> **DATA EXCERPT**
§

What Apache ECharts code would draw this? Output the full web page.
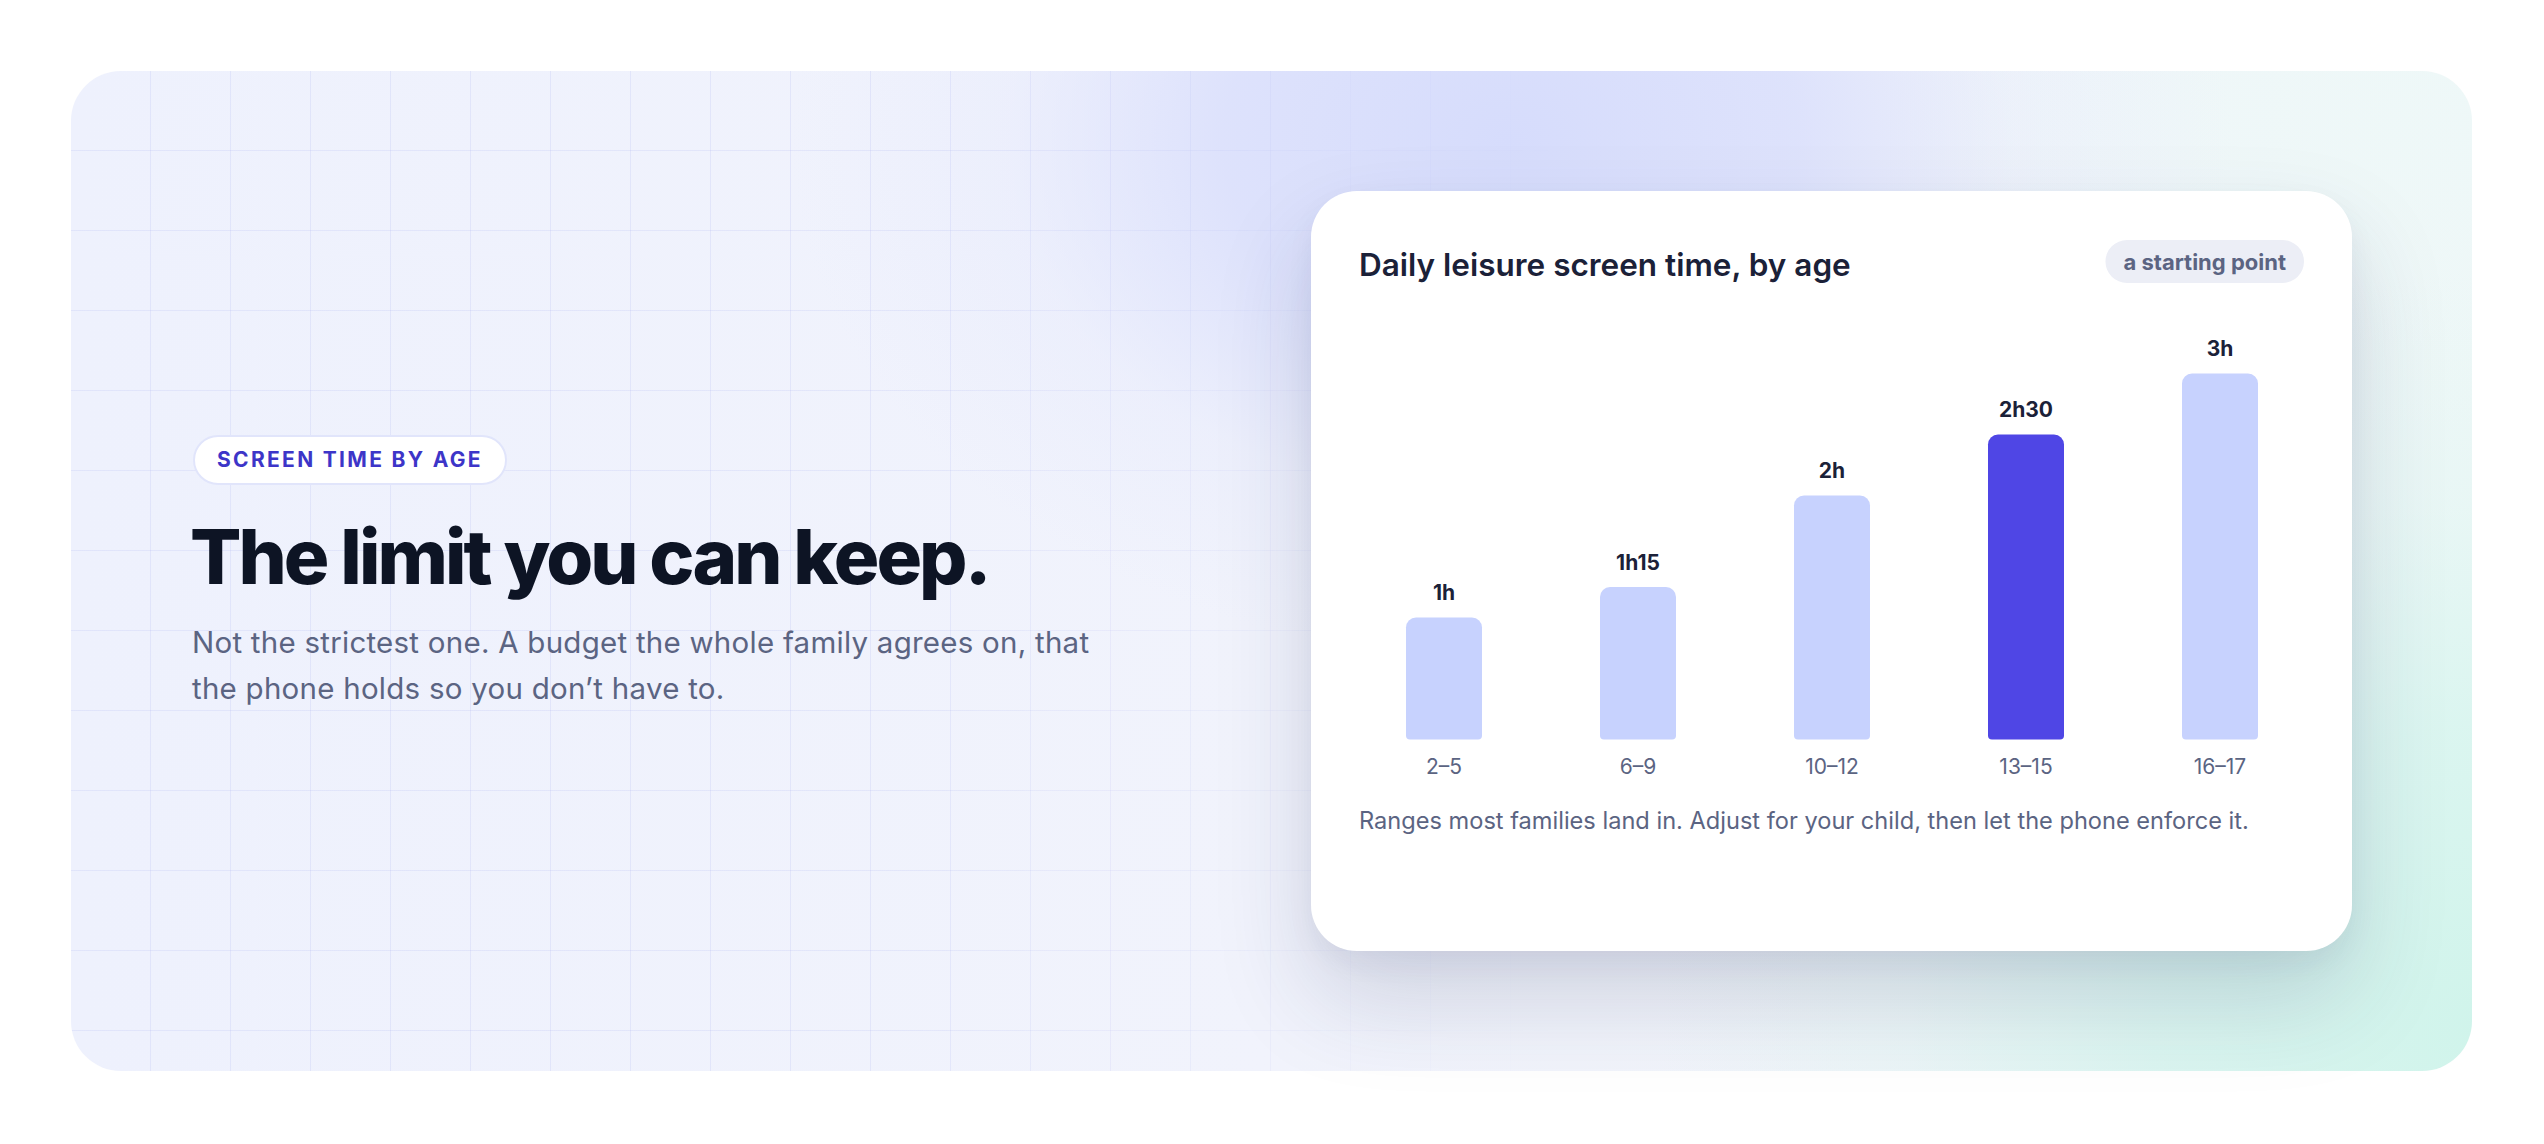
<!DOCTYPE html>
<html>
<head>
<meta charset="utf-8">
<script src="https://cdn.jsdelivr.net/npm/echarts@6/dist/echarts.min.js"></script>
<style>
  html, body { margin: 0; padding: 0; background: #ffffff; }
  body { width: 2544px; height: 1144px; position: relative; overflow: hidden; font-family: Inter, "Noto Sans", sans-serif; }
  #panel {
    position: absolute; left: 71px; top: 71px; width: 2401px; height: 1000px;
    border-radius: 50px; overflow: hidden;
    background:
      radial-gradient(ellipse 720px 520px at 1440px 70px, rgba(214,220,252,1) 0%, rgba(218,223,252,0.85) 40%, rgba(228,232,252,0.35) 70%, rgba(236,239,252,0) 100%),
      radial-gradient(ellipse 820px 760px at 2410px 960px, rgba(208,244,235,1) 0%, rgba(214,245,238,0.8) 40%, rgba(222,246,241,0.35) 70%, rgba(225,246,242,0) 100%),
      radial-gradient(ellipse 500px 320px at 2330px 60px, rgba(238,248,248,0.9) 0%, rgba(238,248,248,0) 100%),
      linear-gradient(90deg, #eef1fd 0%, #f1f3fc 50%, #f2f5fa 75%, #eef7f7 100%);
  }
  #gridlines {
    position: absolute; left: 0; top: 0; width: 100%; height: 100%;
    background-image:
      linear-gradient(to right, rgba(110,120,230,0.10) 1.5px, transparent 1.5px),
      linear-gradient(to bottom, rgba(110,120,230,0.10) 1.5px, transparent 1.5px);
    background-size: 80px 80px;
    background-position: -1px -1px;
    -webkit-mask-image: linear-gradient(to right, #000 0%, #000 35%, rgba(0,0,0,0) 62%);
    mask-image: linear-gradient(to right, #000 0%, #000 35%, rgba(0,0,0,0) 62%);
  }
  #pill {
    position: absolute; left: 193px; top: 435px; height: 46px; padding: 0 22px;
    box-sizing: content-box;
    border: 2px solid #e1e5fb; border-radius: 26px; background: #ffffff;
    color: #3d35c8; font-weight: 700; font-size: 21px; letter-spacing: 0.11em;
    line-height: 46px; white-space: nowrap;
  }
  #headline {
    position: absolute; left: 190px; top: 518px; margin: 0;
    font-size: 76px; line-height: 76px; font-weight: 800; letter-spacing: -0.0385em;
    color: #0d1424; white-space: nowrap;
  }
  #lede {
    position: absolute; left: 192px; top: 619px; margin: 0;
    font-size: 29.5px; line-height: 46px; font-weight: 400; color: #5b6482;
    white-space: nowrap; letter-spacing: 0.25px;
  }
  #card {
    position: absolute; left: 1311px; top: 191px; width: 1041px; height: 760px;
    border-radius: 46px; background: #ffffff;
    box-shadow: 0 48px 96px rgba(36, 48, 92, 0.17), 0 12px 28px rgba(36, 48, 92, 0.05);
  }
  #chart { position: absolute; left: 0; top: 0; width: 1041px; height: 760px; }
</style>
</head>
<body>
<div id="panel"><div id="gridlines"></div></div>
<div id="pill">SCREEN TIME BY AGE</div>
<h1 id="headline">The limit you can keep.</h1>
<p id="lede">Not the strictest one. A budget the whole family agrees on, that<br>the phone holds so you don’t have to.</p>
<div id="card"><div id="chart"></div></div>
<script>
// ---- data ----
const chartTitle = 'Daily leisure screen time, by age';
const badgeText = 'a starting point';
const footnote = 'Ranges most families land in. Adjust for your child, then let the phone enforce it.';
const ageGroups = ['2–5', '6–9', '10–12', '13–15', '16–17'];
const hoursPerDay = [1, 1.25, 2, 2.5, 3];
const valueLabels = ['1h', '1h15', '2h', '2h30', '3h'];
const highlightIndex = 3;

// ---- styles ----
const barLight = '#c7d2fe';
const barStrong = '#4f46e5';
const inkDark = '#1b2138';
const inkMuted = '#5b6482';

const chart = echarts.init(document.getElementById('chart'), null, { renderer: 'svg' });

chart.setOption({
  animation: false,
  textStyle: { fontFamily: 'Inter, "Noto Sans", sans-serif' },
  title: [
    {
      text: chartTitle, left: 48, top: 57, padding: 0,
      textStyle: { fontSize: 31.5, fontWeight: 600, color: inkDark, fontFamily: 'Inter, sans-serif' }
    },
    {
      text: badgeText, right: 48, top: 49,
      backgroundColor: '#eceef6', borderRadius: 22, padding: [10.5, 18, 10.5, 18],
      textStyle: { fontSize: 22, fontWeight: 700, color: inkMuted, fontFamily: 'Inter, sans-serif' }
    },
    {
      text: footnote, left: 48, top: 617, padding: 0,
      textStyle: { fontSize: 23.6, fontWeight: 400, color: inkMuted, fontFamily: 'Inter, sans-serif' }
    }
  ],
  grid: { left: 36, right: 35, top: 182.5, height: 366, containLabel: false },
  xAxis: {
    type: 'category',
    data: ageGroups,
    axisLine: { show: false },
    axisTick: { show: false },
    axisLabel: { color: inkMuted, fontSize: 21, margin: 16 }
  },
  yAxis: {
    type: 'value', min: 0, max: 3,
    show: false,
    splitLine: { show: false }
  },
  series: [{
    type: 'bar',
    barWidth: 76,
    data: hoursPerDay.map((v, i) => ({
      value: v,
      itemStyle: { color: i === highlightIndex ? barStrong : barLight }
    })),
    itemStyle: { borderRadius: [10, 10, 4, 4] },
    label: {
      show: true, position: 'top', distance: 14.5,
      formatter: (p) => valueLabels[p.dataIndex],
      fontSize: 21, fontWeight: 700, color: inkDark
    }
  }]
});
</script>
</body>
</html>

§

> **YOUR GOAL**
Write out the whole listing again, exactly, with no pictures.

> **SOLUTION FOR THIS TASK**
What Apache ECharts code would draw this? Output the full web page.
<!DOCTYPE html>
<html>
<head>
<meta charset="utf-8">
<script src="https://cdn.jsdelivr.net/npm/echarts@6/dist/echarts.min.js"></script>
<style>
  html, body { margin: 0; padding: 0; background: #ffffff; }
  body { width: 2544px; height: 1144px; position: relative; overflow: hidden; font-family: Inter, "Noto Sans", sans-serif; }
  #panel {
    position: absolute; left: 71px; top: 71px; width: 2401px; height: 1000px;
    border-radius: 50px; overflow: hidden;
    background:
      radial-gradient(ellipse 720px 520px at 1440px 70px, rgba(214,220,252,1) 0%, rgba(218,223,252,0.85) 40%, rgba(228,232,252,0.35) 70%, rgba(236,239,252,0) 100%),
      radial-gradient(ellipse 820px 760px at 2410px 960px, rgba(208,244,235,1) 0%, rgba(214,245,238,0.8) 40%, rgba(222,246,241,0.35) 70%, rgba(225,246,242,0) 100%),
      radial-gradient(ellipse 500px 320px at 2330px 60px, rgba(238,248,248,0.9) 0%, rgba(238,248,248,0) 100%),
      linear-gradient(90deg, #eef1fd 0%, #f1f3fc 50%, #f2f5fa 75%, #eef7f7 100%);
  }
  #gridlines {
    position: absolute; left: 0; top: 0; width: 100%; height: 100%;
    background-image:
      linear-gradient(to right, rgba(110,120,230,0.10) 1.5px, transparent 1.5px),
      linear-gradient(to bottom, rgba(110,120,230,0.10) 1.5px, transparent 1.5px);
    background-size: 80px 80px;
    background-position: -1px -1px;
    -webkit-mask-image: linear-gradient(to right, #000 0%, #000 35%, rgba(0,0,0,0) 62%);
    mask-image: linear-gradient(to right, #000 0%, #000 35%, rgba(0,0,0,0) 62%);
  }
  #pill {
    position: absolute; left: 193px; top: 435px; height: 46px; padding: 0 22px;
    box-sizing: content-box;
    border: 2px solid #e1e5fb; border-radius: 26px; background: #ffffff;
    color: #3d35c8; font-weight: 700; font-size: 21px; letter-spacing: 0.11em;
    line-height: 46px; white-space: nowrap;
  }
  #headline {
    position: absolute; left: 190px; top: 518px; margin: 0;
    font-size: 76px; line-height: 76px; font-weight: 800; letter-spacing: -0.0385em;
    color: #0d1424; white-space: nowrap;
  }
  #lede {
    position: absolute; left: 192px; top: 619px; margin: 0;
    font-size: 29.5px; line-height: 46px; font-weight: 400; color: #5b6482;
    white-space: nowrap; letter-spacing: 0.25px;
  }
  #card {
    position: absolute; left: 1311px; top: 191px; width: 1041px; height: 760px;
    border-radius: 46px; background: #ffffff;
    box-shadow: 0 48px 96px rgba(36, 48, 92, 0.17), 0 12px 28px rgba(36, 48, 92, 0.05);
  }
  #chart { position: absolute; left: 0; top: 0; width: 1041px; height: 760px; }
</style>
</head>
<body>
<div id="panel"><div id="gridlines"></div></div>
<div id="pill">SCREEN TIME BY AGE</div>
<h1 id="headline">The limit you can keep.</h1>
<p id="lede">Not the strictest one. A budget the whole family agrees on, that<br>the phone holds so you don’t have to.</p>
<div id="card"><div id="chart"></div></div>
<script>
// ---- data ----
const chartTitle = 'Daily leisure screen time, by age';
const badgeText = 'a starting point';
const footnote = 'Ranges most families land in. Adjust for your child, then let the phone enforce it.';
const ageGroups = ['2–5', '6–9', '10–12', '13–15', '16–17'];
const hoursPerDay = [1, 1.25, 2, 2.5, 3];
const valueLabels = ['1h', '1h15', '2h', '2h30', '3h'];
const highlightIndex = 3;

// ---- styles ----
const barLight = '#c7d2fe';
const barStrong = '#4f46e5';
const inkDark = '#1b2138';
const inkMuted = '#5b6482';

const chart = echarts.init(document.getElementById('chart'), null, { renderer: 'svg' });

chart.setOption({
  animation: false,
  textStyle: { fontFamily: 'Inter, "Noto Sans", sans-serif' },
  title: [
    {
      text: chartTitle, left: 48, top: 57, padding: 0,
      textStyle: { fontSize: 31.5, fontWeight: 600, color: inkDark, fontFamily: 'Inter, sans-serif' }
    },
    {
      text: badgeText, right: 48, top: 49,
      backgroundColor: '#eceef6', borderRadius: 22, padding: [10.5, 18, 10.5, 18],
      textStyle: { fontSize: 22, fontWeight: 700, color: inkMuted, fontFamily: 'Inter, sans-serif' }
    },
    {
      text: footnote, left: 48, top: 617, padding: 0,
      textStyle: { fontSize: 23.6, fontWeight: 400, color: inkMuted, fontFamily: 'Inter, sans-serif' }
    }
  ],
  grid: { left: 36, right: 35, top: 182.5, height: 366, containLabel: false },
  xAxis: {
    type: 'category',
    data: ageGroups,
    axisLine: { show: false },
    axisTick: { show: false },
    axisLabel: { color: inkMuted, fontSize: 21, margin: 16 }
  },
  yAxis: {
    type: 'value', min: 0, max: 3,
    show: false,
    splitLine: { show: false }
  },
  series: [{
    type: 'bar',
    barWidth: 76,
    data: hoursPerDay.map((v, i) => ({
      value: v,
      itemStyle: { color: i === highlightIndex ? barStrong : barLight }
    })),
    itemStyle: { borderRadius: [10, 10, 4, 4] },
    label: {
      show: true, position: 'top', distance: 14.5,
      formatter: (p) => valueLabels[p.dataIndex],
      fontSize: 21, fontWeight: 700, color: inkDark
    }
  }]
});
</script>
</body>
</html>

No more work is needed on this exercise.